Recent employment data released by High Commission for Planning points to a marked acceleration in job creation in Morocco during 2025. On paper, the numbers suggest a labor market gaining momentum after a weak 2024. In practice, the underlying picture is more complex, revealing a recovery that is uneven across geography, gender, age, and job quality.
The headline figure, nearly 200,000 net jobs created in a single year, reflects a sharp improvement in aggregate labor demand. This rebound is largely concentrated in urban areas and in paid employment, indicating a continued structural shift away from informal and unpaid work, particularly in agriculture. From a macroeconomic standpoint, this transition aligns with Morocco’s longer-term movement toward a more urban, service-oriented economy.
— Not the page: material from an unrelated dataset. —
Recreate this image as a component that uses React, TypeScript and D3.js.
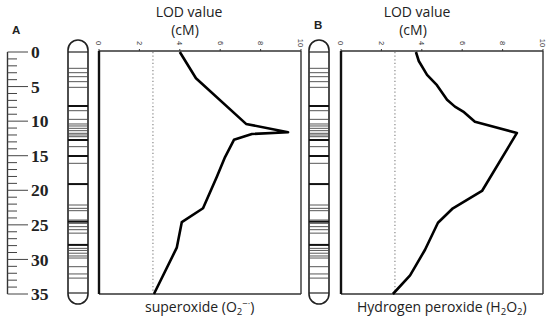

However, the urban bias of job creation remains pronounced. Cities accounted for virtually all net employment gains, while rural areas experienced continued job losses. This pattern reinforces a widening rural-urban divide and underscores the limited capacity of non-agricultural activities to absorb labor outside major urban centers. As agriculture continues to shed jobs due to climate stress, productivity gains, and consolidation, rural employment alternatives remain insufficiently developed.
Sectorally, services once again acted as the primary engine of employment growth, supported by finance, real estate, business services, and public-facing social services. Construction also registered strong gains, reflecting sustained investment in housing and infrastructure. Industry contributed positively, though at a more moderate scale. Agriculture stood apart as the only major sector in decline, continuing a trend that carries significant social consequences given the sector’s role as a primary employer in rural Morocco.
While the national unemployment rate edged lower, according to government data, the composition of unemployment reveals deeper vulnerabilities. Youth unemployment increased further, leaving more than one-third of economically active young people without work. This indicates that recent job creation has done little to improve entry into the labor market for first-time job seekers, particularly those transitioning out of education. The persistence of such high youth unemployment continues to fuel outward migration pressures and erodes confidence in domestic economic opportunity.
Gender disparities also widened. Female unemployment rose even as male unemployment declined, highlighting structural barriers that economic growth alone is not resolving. Sectoral concentration, hiring practices, care responsibilities, and informality all appear to be limiting women’s access to new employment opportunities, even in expanding urban sectors.
Beyond unemployment rates, the quality of labor market attachment is deteriorating for many workers. Long-term unemployment increased, with a growing share of job seekers out of work for more than a year. The average duration of job search now stretches close to three years, and a large proportion of the unemployed have never held a job. This points to systemic difficulties in matching skills to available positions and in integrating new entrants into the workforce.
Underemployment presents another structural concern. A rising share of employed workers report insufficient hours or jobs that do not match their qualifications. This is especially pronounced in construction, a sector that is simultaneously creating jobs and exhibiting high labor precarity. The result is employment growth that does not consistently translate into income stability or upward mobility.
Regional disparities further complicate the picture. Economic activity and unemployment remain heavily concentrated in a small number of regions, while peripheral and southern areas continue to experience significantly higher joblessness. These imbalances reinforce internal migration and place additional strain on urban labor markets and public services.
Finally, the data highlights persistent weaknesses in social protection and formalization. A minority of workers benefit from employment-linked health coverage, and formal contracts remain far from universal, particularly in agriculture. This limits the social impact of job creation and leaves many workers exposed to economic shocks.
All in all, the 2025 employment figures describe a labor market that is expanding but not yet inclusive. Morocco is creating more jobs, and more of those jobs are paid and urban. Yet young people, women, rural workers, and long-term job seekers remain largely excluded from the gains.